Charts and diagrams as code
## start
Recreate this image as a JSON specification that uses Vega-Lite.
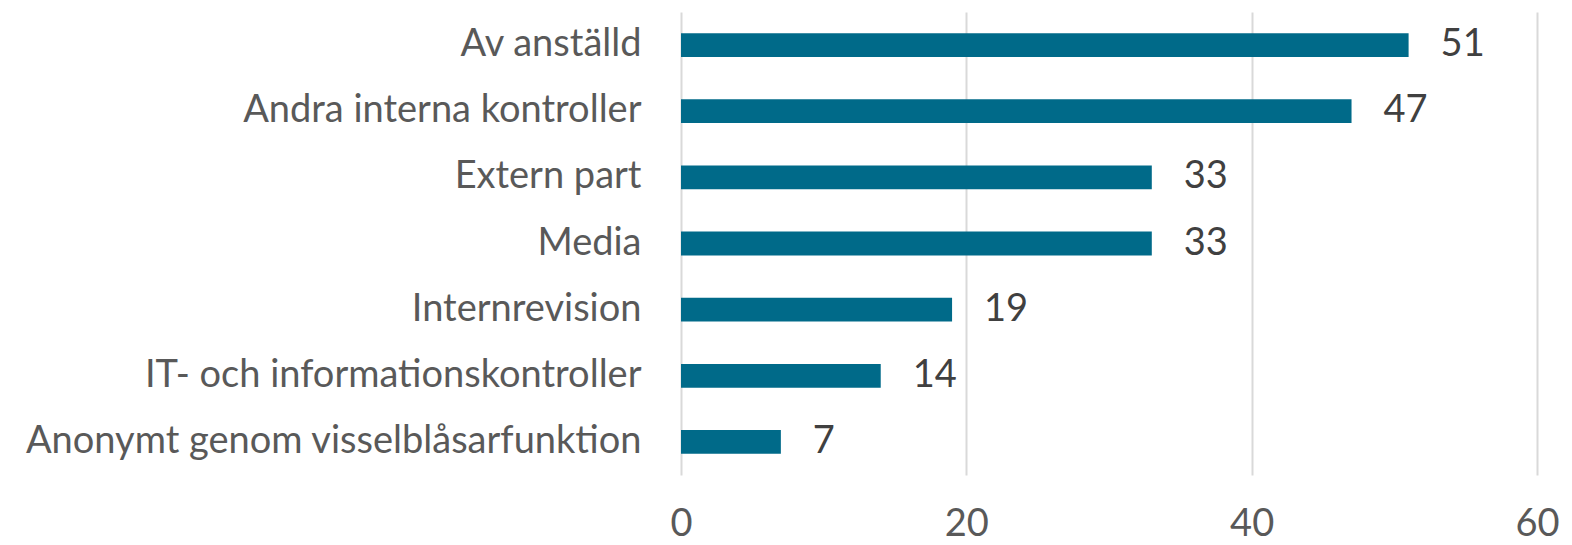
{
  "$schema": "https://vega.github.io/schema/vega-lite/v6.json",
  "autosize": {"type": "none"},
  "width": 856,
  "height": 463,
  "padding": {"left": 681, "top": 12, "right": 35, "bottom": 70},
  "background": "white",
  "data": {"values": [
    {"category": "Av anställd", "value": 51},
    {"category": "Andra interna kontroller", "value": 47},
    {"category": "Extern part", "value": 33},
    {"category": "Media", "value": 33},
    {"category": "Internrevision", "value": 19},
    {"category": "IT- och informationskontroller", "value": 14},
    {"category": "Anonymt genom visselblåsarfunktion", "value": 7}
  ]},
  "config": {
    "view": {"stroke": null},
    "font": "Lato"
  },
  "encoding": {
    "y": {
      "field": "category", "type": "nominal", "sort": null,
      "scale": {"paddingInner": 0.64, "paddingOuter": 0.32},
      "axis": {"title": null, "domain": false, "ticks": false, "labelFontSize": 38, "labelColor": "#595959", "labelPadding": 40, "labelLimit": 700, "labelFont": "Lato"}
    },
    "x": {
      "field": "value", "type": "quantitative",
      "scale": {"domain": [0, 60], "nice": false},
      "axis": {"title": null, "values": [0, 20, 40, 60], "domain": false, "ticks": false, "grid": true, "gridColor": "#d9d9d9", "gridWidth": 2, "labelFontSize": 38, "labelColor": "#595959", "labelPadding": 30, "labelFlush": false, "labelFont": "Lato"}
    }
  },
  "layer": [
    {"mark": {"type": "bar", "color": "#006A89"}},
    {"mark": {"type": "text", "align": "left", "baseline": "middle", "dx": 32, "fontSize": 38, "color": "#404040", "font": "Lato"},
     "encoding": {"text": {"field": "value", "type": "quantitative"}}}
  ]
}
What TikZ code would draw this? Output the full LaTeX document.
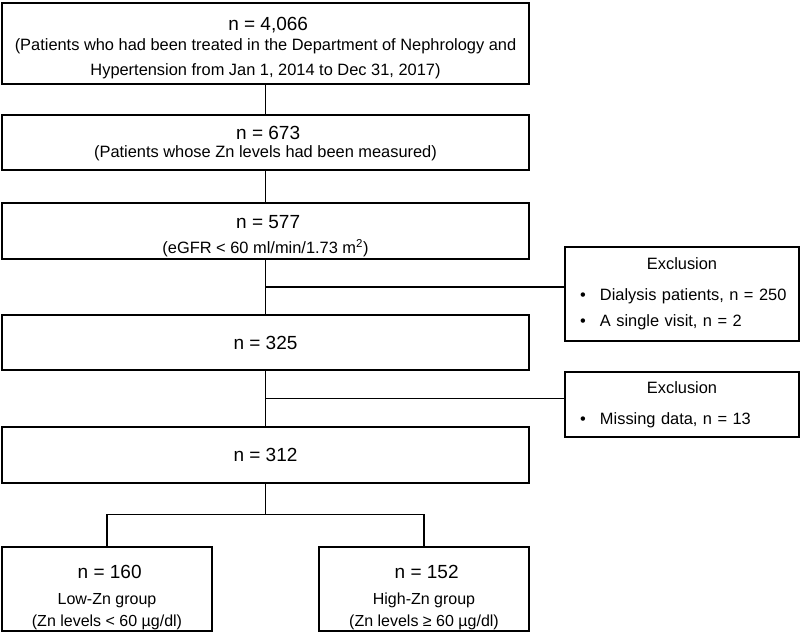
## end
**What this task involves:** Repeat all of the entries word for word, but omit the pictures.

**Output:**
Recreate this image as a JSON specification that uses Vega-Lite.
{
  "$schema": "https://vega.github.io/schema/vega-lite/v6.json",
  "autosize": {"type": "none"},
  "width": 856,
  "height": 463,
  "padding": {"left": 681, "top": 12, "right": 35, "bottom": 70},
  "background": "white",
  "data": {"values": [
    {"category": "Av anställd", "value": 51},
    {"category": "Andra interna kontroller", "value": 47},
    {"category": "Extern part", "value": 33},
    {"category": "Media", "value": 33},
    {"category": "Internrevision", "value": 19},
    {"category": "IT- och informationskontroller", "value": 14},
    {"category": "Anonymt genom visselblåsarfunktion", "value": 7}
  ]},
  "config": {
    "view": {"stroke": null},
    "font": "Lato"
  },
  "encoding": {
    "y": {
      "field": "category", "type": "nominal", "sort": null,
      "scale": {"paddingInner": 0.64, "paddingOuter": 0.32},
      "axis": {"title": null, "domain": false, "ticks": false, "labelFontSize": 38, "labelColor": "#595959", "labelPadding": 40, "labelLimit": 700, "labelFont": "Lato"}
    },
    "x": {
      "field": "value", "type": "quantitative",
      "scale": {"domain": [0, 60], "nice": false},
      "axis": {"title": null, "values": [0, 20, 40, 60], "domain": false, "ticks": false, "grid": true, "gridColor": "#d9d9d9", "gridWidth": 2, "labelFontSize": 38, "labelColor": "#595959", "labelPadding": 30, "labelFlush": false, "labelFont": "Lato"}
    }
  },
  "layer": [
    {"mark": {"type": "bar", "color": "#006A89"}},
    {"mark": {"type": "text", "align": "left", "baseline": "middle", "dx": 32, "fontSize": 38, "color": "#404040", "font": "Lato"},
     "encoding": {"text": {"field": "value", "type": "quantitative"}}}
  ]
}
What TikZ code would draw this? Output the full LaTeX document.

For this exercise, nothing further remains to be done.